▶ [THE TASK]: Repeat exactly the lines from the start through the line with "import Chart from 'chart.js/auto';", both ends included.

-- BEGIN MATERIAL PROVIDED --

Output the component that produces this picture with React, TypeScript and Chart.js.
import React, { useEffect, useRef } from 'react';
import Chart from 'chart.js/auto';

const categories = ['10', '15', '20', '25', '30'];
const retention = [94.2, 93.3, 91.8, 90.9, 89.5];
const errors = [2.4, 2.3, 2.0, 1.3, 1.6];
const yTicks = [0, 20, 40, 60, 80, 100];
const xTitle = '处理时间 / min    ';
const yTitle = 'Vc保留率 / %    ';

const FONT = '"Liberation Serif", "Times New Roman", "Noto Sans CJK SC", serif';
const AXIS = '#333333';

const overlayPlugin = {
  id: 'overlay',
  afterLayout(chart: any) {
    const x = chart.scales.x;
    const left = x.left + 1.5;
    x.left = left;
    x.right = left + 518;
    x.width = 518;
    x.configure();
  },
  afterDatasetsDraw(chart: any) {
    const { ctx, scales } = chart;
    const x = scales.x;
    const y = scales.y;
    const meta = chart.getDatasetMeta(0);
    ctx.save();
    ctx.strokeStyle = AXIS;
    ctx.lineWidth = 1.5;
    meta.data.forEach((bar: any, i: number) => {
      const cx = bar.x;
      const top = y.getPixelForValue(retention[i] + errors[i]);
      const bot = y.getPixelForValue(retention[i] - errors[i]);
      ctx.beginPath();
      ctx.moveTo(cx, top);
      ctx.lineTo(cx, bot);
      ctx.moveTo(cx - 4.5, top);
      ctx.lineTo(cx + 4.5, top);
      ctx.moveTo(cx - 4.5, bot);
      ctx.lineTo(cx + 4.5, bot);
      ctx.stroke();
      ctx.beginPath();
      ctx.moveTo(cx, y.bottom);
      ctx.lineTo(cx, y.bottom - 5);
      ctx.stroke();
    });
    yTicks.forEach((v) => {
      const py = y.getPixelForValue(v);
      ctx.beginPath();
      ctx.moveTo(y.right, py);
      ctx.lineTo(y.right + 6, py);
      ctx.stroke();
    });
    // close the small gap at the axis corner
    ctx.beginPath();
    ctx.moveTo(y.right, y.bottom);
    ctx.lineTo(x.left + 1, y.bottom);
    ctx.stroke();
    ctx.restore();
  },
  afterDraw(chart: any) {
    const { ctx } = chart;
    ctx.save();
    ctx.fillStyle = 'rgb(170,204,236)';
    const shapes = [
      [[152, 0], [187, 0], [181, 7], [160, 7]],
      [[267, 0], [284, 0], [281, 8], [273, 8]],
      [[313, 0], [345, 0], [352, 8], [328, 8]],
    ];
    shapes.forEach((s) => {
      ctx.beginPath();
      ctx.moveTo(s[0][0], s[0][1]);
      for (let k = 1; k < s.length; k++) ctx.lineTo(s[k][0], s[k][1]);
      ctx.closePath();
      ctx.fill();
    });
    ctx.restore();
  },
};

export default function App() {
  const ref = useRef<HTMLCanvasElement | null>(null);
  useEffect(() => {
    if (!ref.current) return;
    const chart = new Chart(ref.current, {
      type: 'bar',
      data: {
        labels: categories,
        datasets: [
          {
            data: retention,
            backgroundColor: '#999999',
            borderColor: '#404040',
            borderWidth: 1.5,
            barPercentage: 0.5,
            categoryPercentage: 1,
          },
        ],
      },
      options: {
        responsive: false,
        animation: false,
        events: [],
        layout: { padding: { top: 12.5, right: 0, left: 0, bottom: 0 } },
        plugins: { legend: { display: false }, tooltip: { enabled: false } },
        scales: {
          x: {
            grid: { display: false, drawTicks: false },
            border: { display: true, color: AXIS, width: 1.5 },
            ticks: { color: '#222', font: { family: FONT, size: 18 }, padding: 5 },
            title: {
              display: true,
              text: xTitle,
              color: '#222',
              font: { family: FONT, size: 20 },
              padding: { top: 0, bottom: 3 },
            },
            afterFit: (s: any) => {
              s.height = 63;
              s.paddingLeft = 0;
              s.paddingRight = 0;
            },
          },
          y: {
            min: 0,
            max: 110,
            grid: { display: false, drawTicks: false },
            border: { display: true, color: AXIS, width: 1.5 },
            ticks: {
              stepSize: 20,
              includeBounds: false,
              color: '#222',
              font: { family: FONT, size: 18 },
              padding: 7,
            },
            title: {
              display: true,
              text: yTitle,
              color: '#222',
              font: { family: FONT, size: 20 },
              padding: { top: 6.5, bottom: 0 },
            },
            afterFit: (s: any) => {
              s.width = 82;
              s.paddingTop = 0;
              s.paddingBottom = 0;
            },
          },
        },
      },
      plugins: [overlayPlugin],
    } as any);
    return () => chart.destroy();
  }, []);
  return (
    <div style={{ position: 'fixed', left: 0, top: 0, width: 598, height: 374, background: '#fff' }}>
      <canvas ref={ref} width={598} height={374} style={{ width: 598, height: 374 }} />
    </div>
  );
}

-- END MATERIAL PROVIDED --

▶ [SOLUTION BELOW]:
Output the component that produces this picture with React, TypeScript and Chart.js.
import React, { useEffect, useRef } from 'react';
import Chart from 'chart.js/auto';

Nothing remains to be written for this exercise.